Data for the task:
--*--

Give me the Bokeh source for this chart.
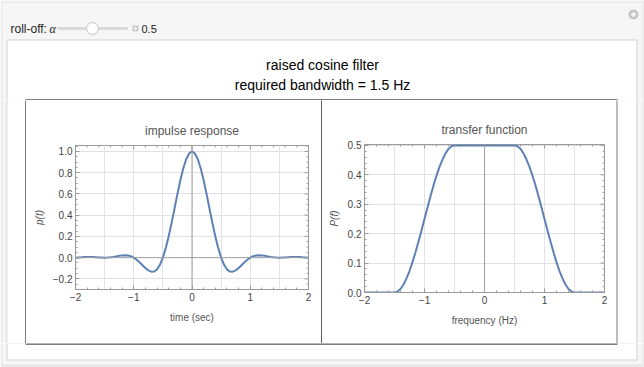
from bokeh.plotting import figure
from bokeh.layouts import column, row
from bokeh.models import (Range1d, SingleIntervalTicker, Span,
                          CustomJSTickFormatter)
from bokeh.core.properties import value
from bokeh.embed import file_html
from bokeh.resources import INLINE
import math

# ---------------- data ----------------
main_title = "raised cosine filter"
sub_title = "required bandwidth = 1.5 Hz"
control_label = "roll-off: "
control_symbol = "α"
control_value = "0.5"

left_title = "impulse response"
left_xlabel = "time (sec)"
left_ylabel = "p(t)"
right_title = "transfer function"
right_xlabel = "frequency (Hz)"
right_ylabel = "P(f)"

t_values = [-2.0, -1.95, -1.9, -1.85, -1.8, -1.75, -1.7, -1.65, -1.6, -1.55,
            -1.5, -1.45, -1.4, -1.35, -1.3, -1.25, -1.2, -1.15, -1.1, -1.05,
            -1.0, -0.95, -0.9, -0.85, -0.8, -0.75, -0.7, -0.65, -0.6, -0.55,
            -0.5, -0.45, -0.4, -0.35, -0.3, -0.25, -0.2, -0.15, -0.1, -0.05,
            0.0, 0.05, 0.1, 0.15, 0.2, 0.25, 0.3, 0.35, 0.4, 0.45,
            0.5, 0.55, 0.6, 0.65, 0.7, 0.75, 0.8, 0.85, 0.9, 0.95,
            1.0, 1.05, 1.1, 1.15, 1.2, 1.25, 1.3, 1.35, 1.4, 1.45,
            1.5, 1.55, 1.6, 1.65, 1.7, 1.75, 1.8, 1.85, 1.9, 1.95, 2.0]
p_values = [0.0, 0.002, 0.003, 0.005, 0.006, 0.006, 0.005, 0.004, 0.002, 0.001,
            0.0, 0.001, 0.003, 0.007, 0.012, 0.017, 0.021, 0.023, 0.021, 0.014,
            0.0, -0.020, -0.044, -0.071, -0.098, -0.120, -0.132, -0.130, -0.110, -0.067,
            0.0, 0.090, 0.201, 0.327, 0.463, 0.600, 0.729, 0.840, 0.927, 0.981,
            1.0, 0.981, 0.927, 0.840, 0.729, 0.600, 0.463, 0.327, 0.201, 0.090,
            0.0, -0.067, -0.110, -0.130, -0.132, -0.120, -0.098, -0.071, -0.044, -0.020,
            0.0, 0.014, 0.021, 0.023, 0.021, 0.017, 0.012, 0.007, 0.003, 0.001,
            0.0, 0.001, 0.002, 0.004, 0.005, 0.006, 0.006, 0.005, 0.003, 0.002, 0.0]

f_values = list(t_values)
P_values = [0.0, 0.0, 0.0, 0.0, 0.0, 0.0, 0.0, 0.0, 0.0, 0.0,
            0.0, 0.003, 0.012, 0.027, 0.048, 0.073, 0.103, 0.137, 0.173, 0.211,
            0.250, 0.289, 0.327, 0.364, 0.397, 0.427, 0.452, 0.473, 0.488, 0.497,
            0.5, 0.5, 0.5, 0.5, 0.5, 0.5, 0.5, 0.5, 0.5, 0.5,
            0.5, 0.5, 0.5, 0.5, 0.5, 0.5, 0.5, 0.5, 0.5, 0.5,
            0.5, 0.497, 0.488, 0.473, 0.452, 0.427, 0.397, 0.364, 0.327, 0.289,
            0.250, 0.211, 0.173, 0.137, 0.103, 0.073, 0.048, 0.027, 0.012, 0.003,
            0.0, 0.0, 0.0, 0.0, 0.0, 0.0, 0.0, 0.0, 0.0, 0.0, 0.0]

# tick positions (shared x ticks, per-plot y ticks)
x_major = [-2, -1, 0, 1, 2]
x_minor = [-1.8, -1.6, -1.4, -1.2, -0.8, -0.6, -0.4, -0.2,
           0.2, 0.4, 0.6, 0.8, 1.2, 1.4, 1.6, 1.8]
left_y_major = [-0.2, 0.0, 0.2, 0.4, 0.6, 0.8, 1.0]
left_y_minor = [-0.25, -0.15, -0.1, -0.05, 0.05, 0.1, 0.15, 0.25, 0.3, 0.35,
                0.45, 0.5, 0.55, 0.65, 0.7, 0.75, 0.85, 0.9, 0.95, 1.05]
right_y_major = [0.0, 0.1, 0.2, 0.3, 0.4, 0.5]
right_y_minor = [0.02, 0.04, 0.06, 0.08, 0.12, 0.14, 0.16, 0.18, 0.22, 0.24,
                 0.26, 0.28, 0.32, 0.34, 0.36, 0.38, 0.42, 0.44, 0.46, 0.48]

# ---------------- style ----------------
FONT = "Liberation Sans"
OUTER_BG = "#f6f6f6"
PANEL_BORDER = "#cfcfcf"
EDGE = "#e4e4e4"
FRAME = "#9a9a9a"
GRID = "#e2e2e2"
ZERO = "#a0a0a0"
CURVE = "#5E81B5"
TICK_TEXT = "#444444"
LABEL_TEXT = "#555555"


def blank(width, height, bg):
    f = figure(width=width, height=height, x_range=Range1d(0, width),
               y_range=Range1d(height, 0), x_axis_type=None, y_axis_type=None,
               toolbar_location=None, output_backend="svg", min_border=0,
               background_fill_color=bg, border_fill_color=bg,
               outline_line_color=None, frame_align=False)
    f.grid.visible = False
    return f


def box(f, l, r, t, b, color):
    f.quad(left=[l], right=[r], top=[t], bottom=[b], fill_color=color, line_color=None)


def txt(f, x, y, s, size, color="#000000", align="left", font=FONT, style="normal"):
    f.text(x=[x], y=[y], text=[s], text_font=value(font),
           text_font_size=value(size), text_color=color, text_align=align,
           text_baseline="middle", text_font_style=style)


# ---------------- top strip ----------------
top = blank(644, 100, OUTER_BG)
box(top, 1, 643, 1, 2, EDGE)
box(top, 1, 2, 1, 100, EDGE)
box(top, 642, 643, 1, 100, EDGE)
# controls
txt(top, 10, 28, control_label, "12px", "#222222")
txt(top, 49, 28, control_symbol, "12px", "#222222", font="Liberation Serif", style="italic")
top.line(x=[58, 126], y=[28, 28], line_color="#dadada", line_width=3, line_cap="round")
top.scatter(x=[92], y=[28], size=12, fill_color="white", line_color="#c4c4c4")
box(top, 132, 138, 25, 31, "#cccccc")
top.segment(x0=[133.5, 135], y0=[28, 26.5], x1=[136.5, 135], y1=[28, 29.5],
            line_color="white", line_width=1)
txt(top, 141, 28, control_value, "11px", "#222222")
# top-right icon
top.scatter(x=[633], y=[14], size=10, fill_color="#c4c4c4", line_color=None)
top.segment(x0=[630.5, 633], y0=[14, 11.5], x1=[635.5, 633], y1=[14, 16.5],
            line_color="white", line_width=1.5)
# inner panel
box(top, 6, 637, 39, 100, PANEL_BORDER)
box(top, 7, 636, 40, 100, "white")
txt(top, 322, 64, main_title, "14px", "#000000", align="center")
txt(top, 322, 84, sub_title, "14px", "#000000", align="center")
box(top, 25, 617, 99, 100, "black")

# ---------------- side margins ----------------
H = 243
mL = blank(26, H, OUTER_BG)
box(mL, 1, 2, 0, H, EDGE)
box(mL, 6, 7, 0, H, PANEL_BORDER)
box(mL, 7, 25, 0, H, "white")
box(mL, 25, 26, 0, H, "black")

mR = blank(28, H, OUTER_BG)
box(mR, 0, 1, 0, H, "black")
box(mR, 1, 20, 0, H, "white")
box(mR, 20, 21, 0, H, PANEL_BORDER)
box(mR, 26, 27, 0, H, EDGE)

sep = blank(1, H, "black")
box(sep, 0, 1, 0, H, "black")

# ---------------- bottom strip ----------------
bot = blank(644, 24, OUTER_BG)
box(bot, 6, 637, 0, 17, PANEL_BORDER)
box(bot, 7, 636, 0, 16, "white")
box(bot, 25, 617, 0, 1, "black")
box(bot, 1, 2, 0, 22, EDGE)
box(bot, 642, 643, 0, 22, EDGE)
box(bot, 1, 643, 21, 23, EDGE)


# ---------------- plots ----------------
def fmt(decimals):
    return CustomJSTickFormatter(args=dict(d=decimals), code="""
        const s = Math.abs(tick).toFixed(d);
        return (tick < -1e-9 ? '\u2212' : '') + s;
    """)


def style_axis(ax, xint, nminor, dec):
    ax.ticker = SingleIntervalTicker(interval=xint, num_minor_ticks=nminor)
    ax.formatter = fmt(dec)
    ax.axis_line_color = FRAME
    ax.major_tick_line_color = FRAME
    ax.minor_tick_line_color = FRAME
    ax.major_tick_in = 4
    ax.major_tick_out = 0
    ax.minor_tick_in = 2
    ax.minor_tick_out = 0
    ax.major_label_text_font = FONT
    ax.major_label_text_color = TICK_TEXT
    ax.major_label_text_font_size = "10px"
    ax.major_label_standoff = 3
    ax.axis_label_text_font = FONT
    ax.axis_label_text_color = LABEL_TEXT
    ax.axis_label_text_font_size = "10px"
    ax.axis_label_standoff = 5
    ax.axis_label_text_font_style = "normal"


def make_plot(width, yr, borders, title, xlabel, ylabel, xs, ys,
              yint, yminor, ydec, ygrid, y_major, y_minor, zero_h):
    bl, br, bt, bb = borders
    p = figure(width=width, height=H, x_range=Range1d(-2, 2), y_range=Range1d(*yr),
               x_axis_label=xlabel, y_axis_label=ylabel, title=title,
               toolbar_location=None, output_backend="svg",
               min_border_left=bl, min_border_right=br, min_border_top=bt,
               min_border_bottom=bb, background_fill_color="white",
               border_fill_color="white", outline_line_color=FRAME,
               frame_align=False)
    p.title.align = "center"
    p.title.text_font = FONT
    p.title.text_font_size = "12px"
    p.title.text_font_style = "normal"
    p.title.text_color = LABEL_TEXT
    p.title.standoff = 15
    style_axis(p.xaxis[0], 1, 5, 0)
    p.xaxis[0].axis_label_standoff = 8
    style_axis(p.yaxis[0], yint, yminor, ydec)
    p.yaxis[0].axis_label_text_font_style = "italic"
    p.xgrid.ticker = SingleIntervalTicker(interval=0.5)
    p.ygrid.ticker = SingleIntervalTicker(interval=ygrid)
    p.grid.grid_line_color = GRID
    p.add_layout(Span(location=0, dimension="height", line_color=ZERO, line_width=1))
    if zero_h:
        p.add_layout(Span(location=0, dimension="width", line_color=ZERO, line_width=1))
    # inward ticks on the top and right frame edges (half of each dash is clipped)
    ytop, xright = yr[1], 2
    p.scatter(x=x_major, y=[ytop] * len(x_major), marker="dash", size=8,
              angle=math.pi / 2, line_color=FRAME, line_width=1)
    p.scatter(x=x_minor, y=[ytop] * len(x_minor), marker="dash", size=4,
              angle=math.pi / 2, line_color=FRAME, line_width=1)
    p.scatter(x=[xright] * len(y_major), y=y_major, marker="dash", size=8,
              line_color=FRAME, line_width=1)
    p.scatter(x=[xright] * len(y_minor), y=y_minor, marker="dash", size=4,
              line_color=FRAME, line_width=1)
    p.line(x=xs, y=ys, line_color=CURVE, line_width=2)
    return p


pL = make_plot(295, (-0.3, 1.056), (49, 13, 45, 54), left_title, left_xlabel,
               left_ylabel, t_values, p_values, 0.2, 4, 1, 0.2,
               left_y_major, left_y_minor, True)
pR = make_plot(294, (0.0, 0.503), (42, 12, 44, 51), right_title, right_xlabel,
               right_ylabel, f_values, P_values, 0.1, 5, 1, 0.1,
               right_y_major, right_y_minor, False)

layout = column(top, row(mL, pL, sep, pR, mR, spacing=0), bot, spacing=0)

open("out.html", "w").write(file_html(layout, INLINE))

--*--

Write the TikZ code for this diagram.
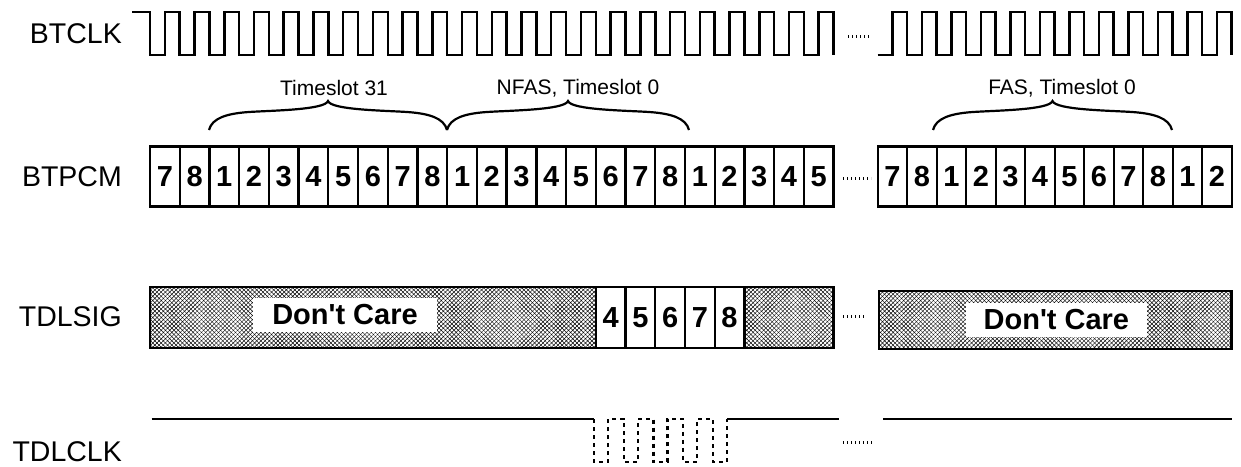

--*--

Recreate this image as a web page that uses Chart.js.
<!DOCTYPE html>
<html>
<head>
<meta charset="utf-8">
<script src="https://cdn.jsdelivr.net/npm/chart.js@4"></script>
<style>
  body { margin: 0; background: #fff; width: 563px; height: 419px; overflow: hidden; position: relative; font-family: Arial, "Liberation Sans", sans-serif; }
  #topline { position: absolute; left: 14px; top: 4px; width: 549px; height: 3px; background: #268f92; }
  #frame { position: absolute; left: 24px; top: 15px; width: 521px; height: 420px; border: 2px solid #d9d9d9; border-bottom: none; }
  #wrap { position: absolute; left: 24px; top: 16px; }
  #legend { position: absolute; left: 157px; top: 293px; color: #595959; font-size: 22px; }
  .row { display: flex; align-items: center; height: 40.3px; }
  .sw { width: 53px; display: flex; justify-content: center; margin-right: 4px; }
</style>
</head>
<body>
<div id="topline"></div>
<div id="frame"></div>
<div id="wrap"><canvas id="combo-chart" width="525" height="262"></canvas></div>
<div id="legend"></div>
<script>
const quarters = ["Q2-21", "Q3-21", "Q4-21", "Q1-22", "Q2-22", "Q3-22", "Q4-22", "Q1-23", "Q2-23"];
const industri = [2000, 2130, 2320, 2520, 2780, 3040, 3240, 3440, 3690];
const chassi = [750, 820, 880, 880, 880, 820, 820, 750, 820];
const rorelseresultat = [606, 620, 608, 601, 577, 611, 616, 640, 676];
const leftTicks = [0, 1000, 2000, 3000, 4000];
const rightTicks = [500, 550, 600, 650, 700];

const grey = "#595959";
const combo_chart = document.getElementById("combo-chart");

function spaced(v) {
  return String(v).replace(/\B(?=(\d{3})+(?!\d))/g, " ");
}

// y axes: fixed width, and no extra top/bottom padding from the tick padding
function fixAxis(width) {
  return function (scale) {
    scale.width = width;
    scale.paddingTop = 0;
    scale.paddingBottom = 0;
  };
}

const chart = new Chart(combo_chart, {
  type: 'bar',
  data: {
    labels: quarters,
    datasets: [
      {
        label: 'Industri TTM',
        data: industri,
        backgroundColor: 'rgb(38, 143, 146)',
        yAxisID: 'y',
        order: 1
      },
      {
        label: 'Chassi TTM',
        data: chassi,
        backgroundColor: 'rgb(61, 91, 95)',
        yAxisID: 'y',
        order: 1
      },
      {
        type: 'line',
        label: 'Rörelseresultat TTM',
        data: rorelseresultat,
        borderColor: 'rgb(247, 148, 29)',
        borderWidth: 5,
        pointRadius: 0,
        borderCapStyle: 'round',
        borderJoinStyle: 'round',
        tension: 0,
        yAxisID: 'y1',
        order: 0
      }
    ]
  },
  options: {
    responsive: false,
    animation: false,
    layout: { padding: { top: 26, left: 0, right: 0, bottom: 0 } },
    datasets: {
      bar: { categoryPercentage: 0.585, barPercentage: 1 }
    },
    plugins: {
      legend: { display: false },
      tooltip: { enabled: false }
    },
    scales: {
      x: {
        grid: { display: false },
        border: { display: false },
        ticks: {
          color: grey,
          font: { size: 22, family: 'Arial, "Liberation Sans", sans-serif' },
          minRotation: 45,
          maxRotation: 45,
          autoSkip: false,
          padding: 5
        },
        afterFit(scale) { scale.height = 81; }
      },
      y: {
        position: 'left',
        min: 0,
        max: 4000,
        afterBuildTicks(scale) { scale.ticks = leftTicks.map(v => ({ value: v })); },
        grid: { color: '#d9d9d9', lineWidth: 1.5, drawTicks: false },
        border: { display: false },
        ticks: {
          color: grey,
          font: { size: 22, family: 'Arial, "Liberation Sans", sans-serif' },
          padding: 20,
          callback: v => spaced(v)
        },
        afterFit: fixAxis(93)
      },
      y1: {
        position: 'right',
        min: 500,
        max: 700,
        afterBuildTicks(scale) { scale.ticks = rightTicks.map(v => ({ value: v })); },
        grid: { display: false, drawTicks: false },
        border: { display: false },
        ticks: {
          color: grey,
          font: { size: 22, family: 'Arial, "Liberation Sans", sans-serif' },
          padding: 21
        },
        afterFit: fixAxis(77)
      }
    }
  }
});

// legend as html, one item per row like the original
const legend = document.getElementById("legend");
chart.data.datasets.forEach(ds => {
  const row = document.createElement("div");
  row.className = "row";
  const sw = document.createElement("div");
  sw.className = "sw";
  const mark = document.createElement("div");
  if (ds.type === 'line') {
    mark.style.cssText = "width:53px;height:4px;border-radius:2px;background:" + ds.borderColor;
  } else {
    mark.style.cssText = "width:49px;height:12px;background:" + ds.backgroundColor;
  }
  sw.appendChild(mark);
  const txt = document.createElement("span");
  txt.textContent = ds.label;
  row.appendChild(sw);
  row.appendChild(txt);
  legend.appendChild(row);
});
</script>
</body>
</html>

--*--

Goal:
Gather each line in these records that contains the string "this".

Full solution:
Give me the Bokeh source for this chart.
Write the TikZ code for this diagram.
Recreate this image as a web page that uses Chart.js.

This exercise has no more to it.